What EOOD owners ask us

Does the sole owner's resolution need to be notarized?
In most cases — no. The resolution to bring the capital into euro is signed by the owner and filed electronically together with the other documents. If your particular company file requires otherwise (e.g. special clauses in the articles of association), we will tell you before we begin — the check is part of the service.
My articles of association are from 2010 and have been amended several times. Is that a problem?
No — we prepare a consolidated up-to-date text with the capital in euro that reflects all previous amendments. This is included in the price and is a good moment to put the articles in order: the Register requires an up-to-date certified copy at every subsequent announcement.
The owner is a foreign national / lives abroad. Can it be done remotely?
Yes.

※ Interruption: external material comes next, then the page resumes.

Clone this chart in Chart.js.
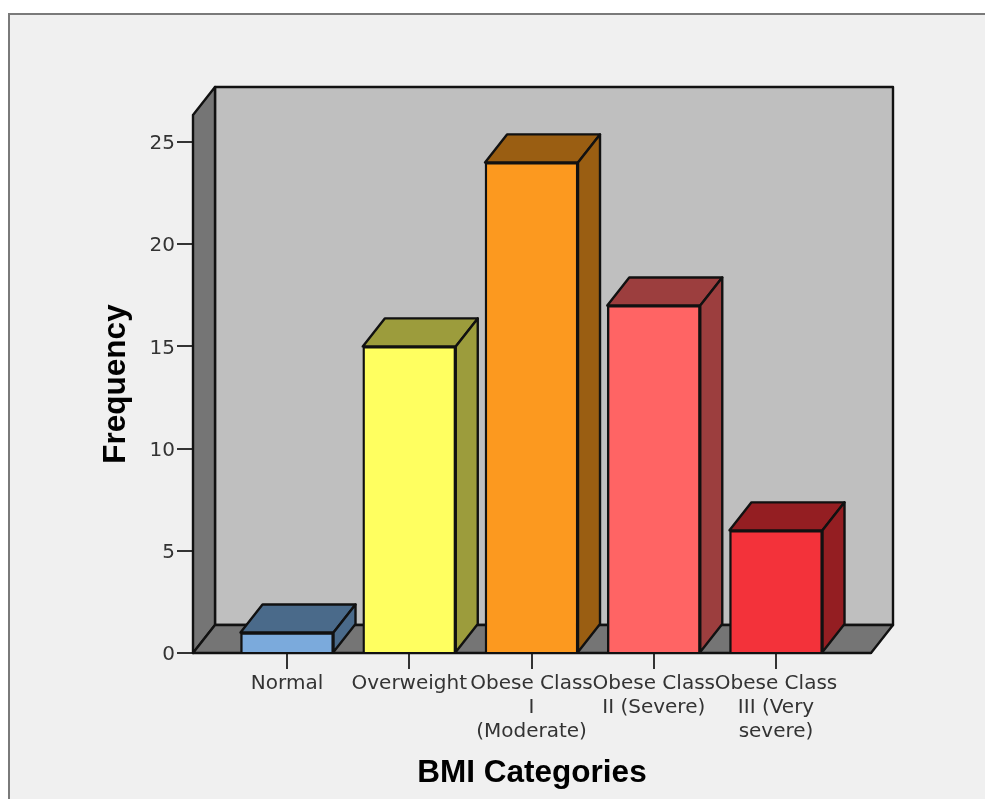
<!DOCTYPE html>
<html>
<head>
<meta charset="utf-8">
<title>BMI Categories</title>
<style>
html, body { margin: 0; padding: 0; background: #fff; overflow: hidden; }
#frame { position: absolute; left: 8px; top: 13px; right: 0; bottom: 0; background: #f0f0f0; border-top: 2px solid #7a7a7a; border-left: 2px solid #7a7a7a; }
#chart1 { position: absolute; left: 0; top: 0; }
</style>
<script src="https://cdn.jsdelivr.net/npm/chart.js@4"></script>
</head>
<body>
<div id="frame"></div>
<canvas id="chart1" width="985" height="799"></canvas>
<script>
var categories = [["Normal"], ["Overweight"], ["Obese Class", "I", "(Moderate)"], ["Obese Class", "II (Severe)"], ["Obese Class", "III (Very", "severe)"]];
var frequency = [1, 15, 24, 17, 6];
var frontColors = ['#7baadc', '#ffff60', '#fc991f', '#ff6464', '#f3323a'];
var shadeColors = ['#4a6a8a', '#9c9c3c', '#9a5e12', '#9c3e3e', '#941e22'];

var depthX = 22;
var depthY = 28;
var edgeColor = '#111';
var edgeWidth = 2.4;

function poly(ctx, points, fill) {
    ctx.beginPath();
    ctx.moveTo(points[0][0], points[0][1]);
    for (var i = 1; i < points.length; i++) {
        ctx.lineTo(points[i][0], points[i][1]);
    }
    ctx.closePath();
    ctx.fillStyle = fill;
    ctx.fill();
    ctx.stroke();
}

// back wall, side wall, floor and the top/side faces of each bar
var box3d = {
    id: 'box3d',
    beforeDatasetsDraw: function (chart) {
        var ctx = chart.ctx;
        var area = chart.chartArea;
        var floor = chart.scales.y.getPixelForValue(0);
        ctx.save();
        ctx.strokeStyle = edgeColor;
        ctx.lineWidth = edgeWidth;
        ctx.lineJoin = 'round';

        poly(ctx, [[area.left + depthX, area.top - depthY], [area.right + depthX, area.top - depthY],
            [area.right + depthX, floor - depthY], [area.left + depthX, floor - depthY]], '#bfbfbf');
        poly(ctx, [[area.left, area.top], [area.left + depthX, area.top - depthY],
            [area.left + depthX, floor - depthY], [area.left, floor]], '#757575');
        poly(ctx, [[area.left, floor], [area.left + depthX, floor - depthY],
            [area.right + depthX, floor - depthY], [area.right, floor]], '#757575');

        chart.getDatasetMeta(0).data.forEach(function (bar, i) {
            var p = bar.getProps(['x', 'y', 'base', 'width'], true);
            var left = p.x - p.width / 2;
            var right = p.x + p.width / 2;
            poly(ctx, [[left, p.y], [left + depthX, p.y - depthY],
                [right + depthX, p.y - depthY], [right, p.y]], shadeColors[i]);
            poly(ctx, [[right, p.y], [right + depthX, p.y - depthY],
                [right + depthX, p.base - depthY], [right, p.base]], shadeColors[i]);
        });
        ctx.restore();
    }
};

var chart1 = document.getElementById('chart1').getContext('2d');
var myChart1 = new Chart(chart1, {
    type: 'bar',
    data: {
        datasets: [{
            label: 'Frequency',
            data: frequency.map(function (v, i) { return { x: i, y: v }; }),
            backgroundColor: frontColors,
            borderColor: edgeColor,
            borderWidth: edgeWidth,
            barThickness: 93
        }]
    },
    options: {
        responsive: false,
        animation: false,
        layout: { padding: { left: 97, top: 115, right: 114, bottom: 7 } },
        plugins: {
            legend: { display: false },
            tooltip: { enabled: false }
        },
        scales: {
            x: {
                type: 'linear',
                offset: false,
                min: -0.769,
                max: 4.777,
                afterFit: function (scale) { scale.height = 139; },
                border: { color: edgeColor, width: 2 },
                grid: { offset: false, drawOnChartArea: false, color: '#333', lineWidth: 2, tickLength: 16 },
                ticks: {
                    stepSize: 1,
                    includeBounds: false,
                    autoSkip: false,
                    maxRotation: 0,
                    padding: 3,
                    color: '#333',
                    font: { family: 'DejaVu Sans', size: 20, lineHeight: 1.2 },
                    callback: function (value) { return categories[value]; }
                },
                title: {
                    display: true,
                    text: 'BMI Categories',
                    color: '#000',
                    font: { family: 'Liberation Sans', size: 31.5, weight: 'bold' },
                    padding: { top: 0, bottom: 0 }
                }
            },
            y: {
                min: 0,
                max: 26.32,
                afterFit: function (scale) { scale.width = 96; },
                border: { color: edgeColor, width: 2 },
                grid: { drawOnChartArea: false, color: '#333', lineWidth: 2, tickLength: 16 },
                ticks: {
                    stepSize: 5,
                    includeBounds: false,
                    padding: 2,
                    labelOffset: 2,
                    color: '#333',
                    font: { family: 'DejaVu Sans', size: 20 }
                },
                title: {
                    display: true,
                    text: 'Frequency',
                    color: '#000',
                    font: { family: 'Liberation Sans', size: 31.5, weight: 'bold' },
                    padding: { top: 0, bottom: 0 }
                }
            }
        }
    },
    plugins: [box3d]
});
</script>
</body>
</html>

The documents are signed remotely following our guidance, and the lawyer files electronically. Where needed, we also prepare a bilingual set (BG/EN) so the owner clearly understands what they are signing — mention it in the note to your order.
My capital is BGN 2. Is it even worth it?
The obligation does not depend on the size of the capital — BGN 2 and BGN 2 million owe the same procedure. It is due by law (Art. 32(1) ЗВЕРБ), and on default there is also a property fine of BGN 150–1,500 (Art. 59(5)(7) ЗВЕРБ). With a capital of BGN 2, the new value is €1.02, with the option to round to €1.00.
Can I change the address or the manager at the same time?
Yes — and it is practical: the law requires the adjustment to be filed no later than with the next application to the Register. Describe the planned change in the note to your order and you will receive a combined quote for both procedures together.